## What to work on
Start at the line containing "Clone this chart in Plotly.js.", stop at the line containing "const fvD = 72.18;", and set down every line in that stretch exactly as written, and nothing else.

## Exercise materials
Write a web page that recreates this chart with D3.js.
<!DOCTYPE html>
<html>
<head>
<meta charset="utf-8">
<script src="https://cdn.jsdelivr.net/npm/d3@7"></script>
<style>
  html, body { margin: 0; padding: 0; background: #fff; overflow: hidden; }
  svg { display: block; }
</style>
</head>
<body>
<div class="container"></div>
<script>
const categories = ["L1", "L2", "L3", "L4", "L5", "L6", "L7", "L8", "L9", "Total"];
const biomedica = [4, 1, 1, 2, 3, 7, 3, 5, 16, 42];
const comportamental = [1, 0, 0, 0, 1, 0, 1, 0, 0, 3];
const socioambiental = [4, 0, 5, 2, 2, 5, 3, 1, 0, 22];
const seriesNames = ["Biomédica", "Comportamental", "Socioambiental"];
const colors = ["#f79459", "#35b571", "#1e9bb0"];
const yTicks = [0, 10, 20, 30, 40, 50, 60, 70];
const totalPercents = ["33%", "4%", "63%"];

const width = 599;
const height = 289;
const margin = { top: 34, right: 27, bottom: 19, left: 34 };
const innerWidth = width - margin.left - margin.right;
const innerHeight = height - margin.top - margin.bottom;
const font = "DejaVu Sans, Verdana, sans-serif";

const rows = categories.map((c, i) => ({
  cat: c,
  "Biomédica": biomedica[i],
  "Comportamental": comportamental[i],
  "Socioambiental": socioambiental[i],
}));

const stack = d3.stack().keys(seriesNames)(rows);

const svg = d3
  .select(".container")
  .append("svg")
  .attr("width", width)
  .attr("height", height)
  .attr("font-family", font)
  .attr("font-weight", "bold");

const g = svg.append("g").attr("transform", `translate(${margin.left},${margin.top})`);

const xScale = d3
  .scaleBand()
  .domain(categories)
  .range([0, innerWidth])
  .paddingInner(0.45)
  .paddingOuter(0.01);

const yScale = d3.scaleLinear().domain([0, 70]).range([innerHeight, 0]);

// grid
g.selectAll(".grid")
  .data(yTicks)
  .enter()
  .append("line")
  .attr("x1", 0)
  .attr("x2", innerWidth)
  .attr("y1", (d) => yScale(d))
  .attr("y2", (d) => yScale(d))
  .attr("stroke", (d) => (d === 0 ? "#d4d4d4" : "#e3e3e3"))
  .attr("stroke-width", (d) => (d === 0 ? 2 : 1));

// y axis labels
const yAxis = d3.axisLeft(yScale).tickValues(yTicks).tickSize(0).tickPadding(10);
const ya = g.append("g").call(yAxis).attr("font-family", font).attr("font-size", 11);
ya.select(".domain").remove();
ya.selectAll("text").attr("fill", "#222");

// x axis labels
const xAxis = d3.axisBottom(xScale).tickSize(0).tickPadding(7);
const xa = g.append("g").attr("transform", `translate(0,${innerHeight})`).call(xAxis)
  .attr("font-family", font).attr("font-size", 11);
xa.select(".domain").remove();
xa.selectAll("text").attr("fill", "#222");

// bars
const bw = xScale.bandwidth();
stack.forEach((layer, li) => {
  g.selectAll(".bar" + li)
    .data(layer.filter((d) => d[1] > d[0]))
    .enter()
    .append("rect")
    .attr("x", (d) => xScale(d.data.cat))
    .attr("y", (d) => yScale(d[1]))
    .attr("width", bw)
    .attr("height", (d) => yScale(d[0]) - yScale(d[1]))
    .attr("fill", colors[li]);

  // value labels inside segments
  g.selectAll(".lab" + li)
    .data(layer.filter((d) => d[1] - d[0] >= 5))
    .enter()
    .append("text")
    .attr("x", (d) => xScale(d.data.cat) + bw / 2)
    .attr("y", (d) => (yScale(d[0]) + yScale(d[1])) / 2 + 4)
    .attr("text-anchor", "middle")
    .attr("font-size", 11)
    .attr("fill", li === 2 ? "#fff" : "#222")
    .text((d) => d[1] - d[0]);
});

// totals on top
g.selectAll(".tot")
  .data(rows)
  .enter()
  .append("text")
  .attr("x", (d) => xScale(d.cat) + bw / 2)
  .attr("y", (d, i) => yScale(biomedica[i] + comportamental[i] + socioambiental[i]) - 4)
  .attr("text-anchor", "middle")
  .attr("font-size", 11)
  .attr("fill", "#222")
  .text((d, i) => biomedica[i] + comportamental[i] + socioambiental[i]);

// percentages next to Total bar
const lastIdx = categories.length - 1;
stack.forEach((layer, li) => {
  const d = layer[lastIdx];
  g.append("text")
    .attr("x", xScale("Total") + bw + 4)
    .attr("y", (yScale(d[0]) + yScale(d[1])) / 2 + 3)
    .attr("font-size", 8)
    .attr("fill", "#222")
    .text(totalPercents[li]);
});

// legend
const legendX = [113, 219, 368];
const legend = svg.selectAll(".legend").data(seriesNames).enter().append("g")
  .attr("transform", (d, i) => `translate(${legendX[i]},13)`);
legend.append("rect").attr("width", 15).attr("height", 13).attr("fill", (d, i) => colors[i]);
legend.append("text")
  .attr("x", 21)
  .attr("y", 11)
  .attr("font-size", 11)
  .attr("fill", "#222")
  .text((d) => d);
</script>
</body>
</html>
...
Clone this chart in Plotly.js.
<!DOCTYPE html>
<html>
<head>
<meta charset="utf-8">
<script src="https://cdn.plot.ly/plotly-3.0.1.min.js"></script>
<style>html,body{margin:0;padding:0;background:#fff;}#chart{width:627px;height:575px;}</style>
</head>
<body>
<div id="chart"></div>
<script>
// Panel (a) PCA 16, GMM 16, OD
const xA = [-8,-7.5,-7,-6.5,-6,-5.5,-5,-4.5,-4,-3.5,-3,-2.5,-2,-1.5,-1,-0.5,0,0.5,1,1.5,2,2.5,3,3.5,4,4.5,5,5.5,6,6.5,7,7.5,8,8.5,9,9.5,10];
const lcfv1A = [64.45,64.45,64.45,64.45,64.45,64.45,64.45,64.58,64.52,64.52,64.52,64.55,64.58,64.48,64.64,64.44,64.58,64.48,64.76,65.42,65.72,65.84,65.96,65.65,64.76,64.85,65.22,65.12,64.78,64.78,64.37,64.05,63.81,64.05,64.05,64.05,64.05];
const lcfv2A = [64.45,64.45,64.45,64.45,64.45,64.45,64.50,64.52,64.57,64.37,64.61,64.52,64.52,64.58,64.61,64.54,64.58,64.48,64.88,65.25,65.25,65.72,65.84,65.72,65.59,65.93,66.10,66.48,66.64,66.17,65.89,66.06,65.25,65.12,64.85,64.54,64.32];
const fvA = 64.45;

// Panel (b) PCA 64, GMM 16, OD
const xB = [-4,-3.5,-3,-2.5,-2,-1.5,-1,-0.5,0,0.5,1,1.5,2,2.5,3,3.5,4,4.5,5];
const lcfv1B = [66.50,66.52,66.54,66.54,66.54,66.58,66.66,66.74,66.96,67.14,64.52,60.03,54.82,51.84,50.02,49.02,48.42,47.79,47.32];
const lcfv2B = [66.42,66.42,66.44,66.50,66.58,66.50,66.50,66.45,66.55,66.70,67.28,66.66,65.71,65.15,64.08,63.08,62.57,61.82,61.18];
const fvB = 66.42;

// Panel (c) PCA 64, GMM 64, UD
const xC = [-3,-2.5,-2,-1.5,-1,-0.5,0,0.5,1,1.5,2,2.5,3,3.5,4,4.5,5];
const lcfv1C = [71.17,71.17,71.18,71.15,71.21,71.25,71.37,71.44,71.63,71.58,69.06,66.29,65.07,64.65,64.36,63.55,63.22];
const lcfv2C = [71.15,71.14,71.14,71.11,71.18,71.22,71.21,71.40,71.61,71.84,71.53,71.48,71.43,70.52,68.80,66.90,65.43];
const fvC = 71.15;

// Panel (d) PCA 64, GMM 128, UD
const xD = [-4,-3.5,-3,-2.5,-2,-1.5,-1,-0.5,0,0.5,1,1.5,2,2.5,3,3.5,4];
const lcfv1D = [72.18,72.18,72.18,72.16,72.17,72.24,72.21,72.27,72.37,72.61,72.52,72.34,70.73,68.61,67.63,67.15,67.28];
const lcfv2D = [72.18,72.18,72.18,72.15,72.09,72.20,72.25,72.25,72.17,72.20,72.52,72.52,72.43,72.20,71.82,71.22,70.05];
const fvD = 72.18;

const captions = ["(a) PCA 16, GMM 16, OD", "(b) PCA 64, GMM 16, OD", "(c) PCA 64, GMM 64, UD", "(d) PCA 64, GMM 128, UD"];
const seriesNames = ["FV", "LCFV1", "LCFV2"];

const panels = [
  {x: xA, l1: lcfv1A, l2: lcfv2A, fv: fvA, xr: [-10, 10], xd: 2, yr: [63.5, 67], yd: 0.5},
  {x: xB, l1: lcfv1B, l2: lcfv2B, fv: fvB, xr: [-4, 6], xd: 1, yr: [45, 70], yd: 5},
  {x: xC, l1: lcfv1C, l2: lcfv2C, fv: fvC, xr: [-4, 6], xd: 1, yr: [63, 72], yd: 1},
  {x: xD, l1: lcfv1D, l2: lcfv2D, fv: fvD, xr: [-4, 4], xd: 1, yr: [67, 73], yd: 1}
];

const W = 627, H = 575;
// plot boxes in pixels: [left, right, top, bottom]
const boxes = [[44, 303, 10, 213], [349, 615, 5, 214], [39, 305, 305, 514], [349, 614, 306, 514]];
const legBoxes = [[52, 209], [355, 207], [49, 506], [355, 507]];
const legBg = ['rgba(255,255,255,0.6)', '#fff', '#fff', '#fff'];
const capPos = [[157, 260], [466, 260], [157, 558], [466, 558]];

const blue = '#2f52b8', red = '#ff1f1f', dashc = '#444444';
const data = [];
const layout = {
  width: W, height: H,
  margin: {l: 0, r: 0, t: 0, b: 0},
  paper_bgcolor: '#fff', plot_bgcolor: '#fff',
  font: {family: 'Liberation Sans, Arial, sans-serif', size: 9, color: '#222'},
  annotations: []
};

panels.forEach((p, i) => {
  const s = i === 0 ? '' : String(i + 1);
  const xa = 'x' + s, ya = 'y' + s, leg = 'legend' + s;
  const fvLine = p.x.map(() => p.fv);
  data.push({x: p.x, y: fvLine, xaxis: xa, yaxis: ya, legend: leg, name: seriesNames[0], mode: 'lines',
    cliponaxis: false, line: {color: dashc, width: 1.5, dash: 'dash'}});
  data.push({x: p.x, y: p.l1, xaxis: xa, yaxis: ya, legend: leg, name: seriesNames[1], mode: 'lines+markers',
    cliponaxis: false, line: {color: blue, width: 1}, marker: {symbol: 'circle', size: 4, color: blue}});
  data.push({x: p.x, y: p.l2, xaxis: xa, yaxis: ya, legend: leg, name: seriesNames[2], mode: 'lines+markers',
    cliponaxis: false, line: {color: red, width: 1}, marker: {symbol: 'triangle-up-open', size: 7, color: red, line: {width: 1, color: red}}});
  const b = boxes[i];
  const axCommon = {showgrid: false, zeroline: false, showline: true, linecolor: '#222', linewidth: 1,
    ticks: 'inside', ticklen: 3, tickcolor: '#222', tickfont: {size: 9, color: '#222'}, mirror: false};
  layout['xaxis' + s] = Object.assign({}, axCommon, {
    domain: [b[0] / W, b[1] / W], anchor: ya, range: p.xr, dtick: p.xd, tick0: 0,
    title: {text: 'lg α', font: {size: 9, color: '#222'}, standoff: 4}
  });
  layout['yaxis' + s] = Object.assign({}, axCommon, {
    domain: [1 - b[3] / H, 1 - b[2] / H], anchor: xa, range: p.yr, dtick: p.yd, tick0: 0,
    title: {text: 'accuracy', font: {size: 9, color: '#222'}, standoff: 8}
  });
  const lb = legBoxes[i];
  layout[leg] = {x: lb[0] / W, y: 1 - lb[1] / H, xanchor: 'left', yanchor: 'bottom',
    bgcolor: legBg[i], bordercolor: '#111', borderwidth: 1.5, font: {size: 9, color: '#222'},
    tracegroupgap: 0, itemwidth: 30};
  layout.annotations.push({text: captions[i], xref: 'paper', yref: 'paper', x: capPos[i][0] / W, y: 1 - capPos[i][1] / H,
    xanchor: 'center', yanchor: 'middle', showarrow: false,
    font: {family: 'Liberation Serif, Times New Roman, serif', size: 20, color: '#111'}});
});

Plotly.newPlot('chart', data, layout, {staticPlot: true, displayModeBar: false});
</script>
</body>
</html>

## Reply to the exercise
Clone this chart in Plotly.js.
<!DOCTYPE html>
<html>
<head>
<meta charset="utf-8">
<script src="https://cdn.plot.ly/plotly-3.0.1.min.js"></script>
<style>html,body{margin:0;padding:0;background:#fff;}#chart{width:627px;height:575px;}</style>
</head>
<body>
<div id="chart"></div>
<script>
// Panel (a) PCA 16, GMM 16, OD
const xA = [-8,-7.5,-7,-6.5,-6,-5.5,-5,-4.5,-4,-3.5,-3,-2.5,-2,-1.5,-1,-0.5,0,0.5,1,1.5,2,2.5,3,3.5,4,4.5,5,5.5,6,6.5,7,7.5,8,8.5,9,9.5,10];
const lcfv1A = [64.45,64.45,64.45,64.45,64.45,64.45,64.45,64.58,64.52,64.52,64.52,64.55,64.58,64.48,64.64,64.44,64.58,64.48,64.76,65.42,65.72,65.84,65.96,65.65,64.76,64.85,65.22,65.12,64.78,64.78,64.37,64.05,63.81,64.05,64.05,64.05,64.05];
const lcfv2A = [64.45,64.45,64.45,64.45,64.45,64.45,64.50,64.52,64.57,64.37,64.61,64.52,64.52,64.58,64.61,64.54,64.58,64.48,64.88,65.25,65.25,65.72,65.84,65.72,65.59,65.93,66.10,66.48,66.64,66.17,65.89,66.06,65.25,65.12,64.85,64.54,64.32];
const fvA = 64.45;

// Panel (b) PCA 64, GMM 16, OD
const xB = [-4,-3.5,-3,-2.5,-2,-1.5,-1,-0.5,0,0.5,1,1.5,2,2.5,3,3.5,4,4.5,5];
const lcfv1B = [66.50,66.52,66.54,66.54,66.54,66.58,66.66,66.74,66.96,67.14,64.52,60.03,54.82,51.84,50.02,49.02,48.42,47.79,47.32];
const lcfv2B = [66.42,66.42,66.44,66.50,66.58,66.50,66.50,66.45,66.55,66.70,67.28,66.66,65.71,65.15,64.08,63.08,62.57,61.82,61.18];
const fvB = 66.42;

// Panel (c) PCA 64, GMM 64, UD
const xC = [-3,-2.5,-2,-1.5,-1,-0.5,0,0.5,1,1.5,2,2.5,3,3.5,4,4.5,5];
const lcfv1C = [71.17,71.17,71.18,71.15,71.21,71.25,71.37,71.44,71.63,71.58,69.06,66.29,65.07,64.65,64.36,63.55,63.22];
const lcfv2C = [71.15,71.14,71.14,71.11,71.18,71.22,71.21,71.40,71.61,71.84,71.53,71.48,71.43,70.52,68.80,66.90,65.43];
const fvC = 71.15;

// Panel (d) PCA 64, GMM 128, UD
const xD = [-4,-3.5,-3,-2.5,-2,-1.5,-1,-0.5,0,0.5,1,1.5,2,2.5,3,3.5,4];
const lcfv1D = [72.18,72.18,72.18,72.16,72.17,72.24,72.21,72.27,72.37,72.61,72.52,72.34,70.73,68.61,67.63,67.15,67.28];
const lcfv2D = [72.18,72.18,72.18,72.15,72.09,72.20,72.25,72.25,72.17,72.20,72.52,72.52,72.43,72.20,71.82,71.22,70.05];
const fvD = 72.18;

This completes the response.